Leave out the pictures and set down exactly the lines from the start of the listing through the one with "(edge) at (461,0);", both included.

= = = = = = =

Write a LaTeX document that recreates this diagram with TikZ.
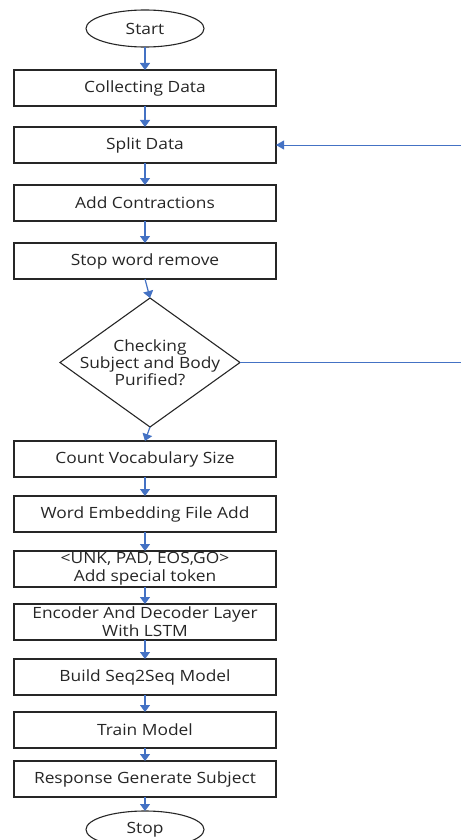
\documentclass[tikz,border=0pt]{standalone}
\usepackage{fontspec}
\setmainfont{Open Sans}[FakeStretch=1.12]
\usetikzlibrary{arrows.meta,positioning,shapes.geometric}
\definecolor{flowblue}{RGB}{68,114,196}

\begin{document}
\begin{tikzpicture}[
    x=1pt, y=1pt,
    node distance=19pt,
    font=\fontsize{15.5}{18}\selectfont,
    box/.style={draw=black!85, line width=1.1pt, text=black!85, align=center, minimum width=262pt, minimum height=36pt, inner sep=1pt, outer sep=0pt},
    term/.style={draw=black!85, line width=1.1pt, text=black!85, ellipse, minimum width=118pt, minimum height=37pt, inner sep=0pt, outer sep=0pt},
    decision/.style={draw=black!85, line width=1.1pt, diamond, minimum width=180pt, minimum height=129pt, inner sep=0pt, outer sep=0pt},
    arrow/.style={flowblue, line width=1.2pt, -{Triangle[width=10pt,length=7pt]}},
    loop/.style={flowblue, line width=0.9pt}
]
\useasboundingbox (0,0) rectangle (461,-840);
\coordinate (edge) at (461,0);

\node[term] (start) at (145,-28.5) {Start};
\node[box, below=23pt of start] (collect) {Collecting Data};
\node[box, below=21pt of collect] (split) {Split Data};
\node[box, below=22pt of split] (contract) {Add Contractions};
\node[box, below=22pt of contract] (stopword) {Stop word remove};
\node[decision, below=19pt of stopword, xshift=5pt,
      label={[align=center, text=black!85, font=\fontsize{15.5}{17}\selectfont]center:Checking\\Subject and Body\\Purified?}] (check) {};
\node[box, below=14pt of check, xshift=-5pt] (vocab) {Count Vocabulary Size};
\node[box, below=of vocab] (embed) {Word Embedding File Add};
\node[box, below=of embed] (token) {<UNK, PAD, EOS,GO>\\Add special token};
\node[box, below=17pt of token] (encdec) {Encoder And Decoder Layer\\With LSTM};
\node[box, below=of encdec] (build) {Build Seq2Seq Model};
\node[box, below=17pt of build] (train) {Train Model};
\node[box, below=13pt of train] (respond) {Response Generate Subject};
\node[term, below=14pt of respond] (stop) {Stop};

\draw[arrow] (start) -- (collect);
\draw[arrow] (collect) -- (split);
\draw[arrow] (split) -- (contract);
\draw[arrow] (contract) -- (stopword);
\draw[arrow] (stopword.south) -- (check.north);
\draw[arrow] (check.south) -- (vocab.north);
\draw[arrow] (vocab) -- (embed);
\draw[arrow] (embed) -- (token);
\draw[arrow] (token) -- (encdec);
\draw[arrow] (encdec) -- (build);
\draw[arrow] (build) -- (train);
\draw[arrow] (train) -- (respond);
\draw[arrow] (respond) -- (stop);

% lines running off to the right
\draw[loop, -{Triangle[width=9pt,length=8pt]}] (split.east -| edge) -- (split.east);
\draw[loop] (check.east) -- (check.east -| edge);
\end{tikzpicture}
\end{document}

= = = = = = =

CORRECT RESULT
Write a LaTeX document that recreates this diagram with TikZ.
\documentclass[tikz,border=0pt]{standalone}
\usepackage{fontspec}
\setmainfont{Open Sans}[FakeStretch=1.12]
\usetikzlibrary{arrows.meta,positioning,shapes.geometric}
\definecolor{flowblue}{RGB}{68,114,196}

\begin{document}
\begin{tikzpicture}[
    x=1pt, y=1pt,
    node distance=19pt,
    font=\fontsize{15.5}{18}\selectfont,
    box/.style={draw=black!85, line width=1.1pt, text=black!85, align=center, minimum width=262pt, minimum height=36pt, inner sep=1pt, outer sep=0pt},
    term/.style={draw=black!85, line width=1.1pt, text=black!85, ellipse, minimum width=118pt, minimum height=37pt, inner sep=0pt, outer sep=0pt},
    decision/.style={draw=black!85, line width=1.1pt, diamond, minimum width=180pt, minimum height=129pt, inner sep=0pt, outer sep=0pt},
    arrow/.style={flowblue, line width=1.2pt, -{Triangle[width=10pt,length=7pt]}},
    loop/.style={flowblue, line width=0.9pt}
]
\useasboundingbox (0,0) rectangle (461,-840);
\coordinate (edge) at (461,0);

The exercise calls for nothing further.